Big Business Tries to Unseat the Tea Party
Michigan Representative Justin Amash arrived in Congress in 2011 as a darling of the Tea Party movement and hasn’t disappointed the faithful. He’s never missed a vote. He told House Speaker John Boehner that he wasn’t welcome in his Grand Rapids district. On Oct. 1 he stood with fellow Republicans who forced the government to shut down.
The shutdown, and the default scare that ensued, widened the fissure between Tea Party Republicans and the business establishment. Now business groups are considering fielding their own candidates in the 2014 Republican primaries and redirecting their ample resources to deposing Tea Party stalwarts like Amash. “We are going to get engaged,” says Scott Reed, senior political strategist for the U.S. Chamber of Commerce, which spent more than $35 million on elections in 2012, the vast majority of it on behalf of Republicans. “The need is now more than ever to elect people who understand the free market and not silliness.”
Other groups, including the National Federation of Independent Business, have also expressed unhappiness with Tea Party politicians. Dirk Van Dongen, president of the National Association of Wholesaler-Distributors has branded them “the Taliban minority.” Amash shrugs this off. “It’s mostly a Washington-lobbyist-driven effort that won’t have a lot of sway back home,” he says.
Nevertheless, on Oct. 8, Amash drew a challenger in next year’s GOP primary. Grand Rapids businessman Brian Ellis declared in his announcement speech: “Amash has turned his back on our conservative principles by voting against the Paul Ryan budget that would cut spending by $5 trillion and against a 20 percent tax cut for small businesses.” Other Tea Partiers in districts from Idaho to Michigan to Alabama are also being eyed as potential targets by business interests. Amash considers Ellis’s challenge “bizarre” and says “Republicans aren’t looking for pro-big government, pro-corporate welfare candidates.”
With the Tea Party’s approval ratings at 26 percent, business groups sense an opportunity to oust lawmakers like Amash who brought about the shutdown. But they’ll have a harder time doing that than most people realize. While the business community may recoil from Tea Party excesses, Republican voters generally do not. A July Pew Research Center survey of Republicans found that Tea Party supporters make up half of primary voters and significantly outnumber moderates. And while Republican voters disagree about which direction the party should take, more of them would like it to become more conservative (54 percent) than more moderate (40 percent). A subsequent poll showed the shutdown did not shake these voters’ resolve.
“I think we are the true business wing of the party,” says Michael Needham, chief executive officer of Heritage Action for America (and a Stanford Graduate School of Business alum), which helped organize the GOP push to defund Obamacare. “Most Americans intuitively know something’s wrong when the only way you can get a fair hearing in Washington is if you hire scores of lobbyists. We’re the ones that represent free enterprise and entrepreneurship.”
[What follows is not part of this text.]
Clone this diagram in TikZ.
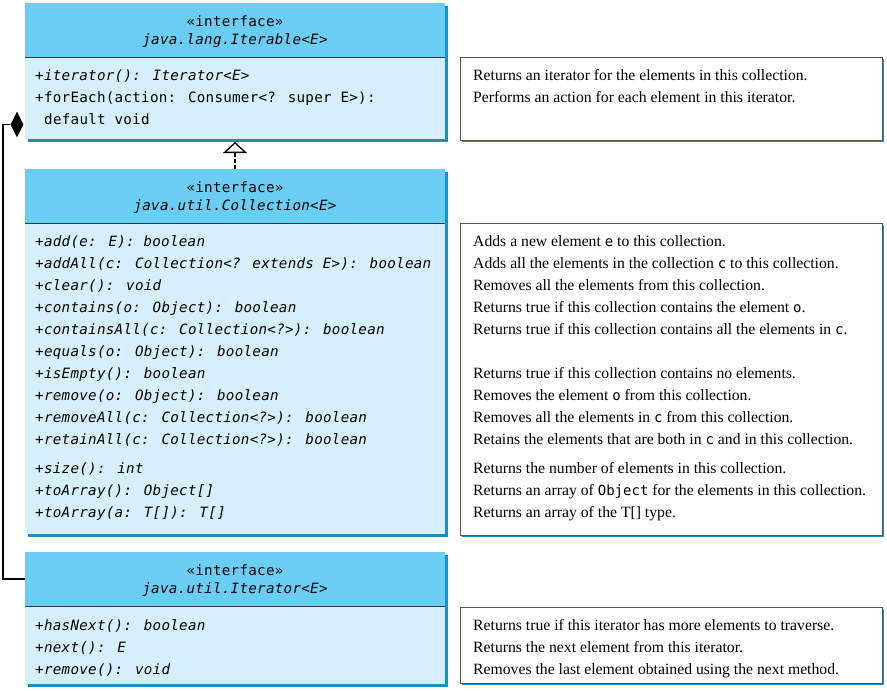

Then there’s the matter of just how compelling voters would find a candidate explicitly identified with national business groups. As a lavish source of political money, business leaders are always popular in Washington. But five years after the financial collapse, they remain toxic with most voters. Remarkably, while an April Allstate/National Journal poll found that only 17 percent of respondents thought Republican elected officials were “making things better for middle-class Americans,” CEOs of major corporations fared even worse (15 percent). President Obama did much better, at 36 percent.
Finally, business leaders don’t all agree the shutdown was a disaster. One of Amash’s biggest donors is Doug DeVos, president of Amway, which is based just outside Grand Rapids. The DeVos family and others affiliated with Amway have given Amash more than $72,000. A spokeswoman for the company says DeVos’s support hasn’t wavered. “You’ve always got to stand on principles,” DeVos told the Washington Post a week into the shutdown. “Without that, how can you ever negotiate or talk to people about anything?”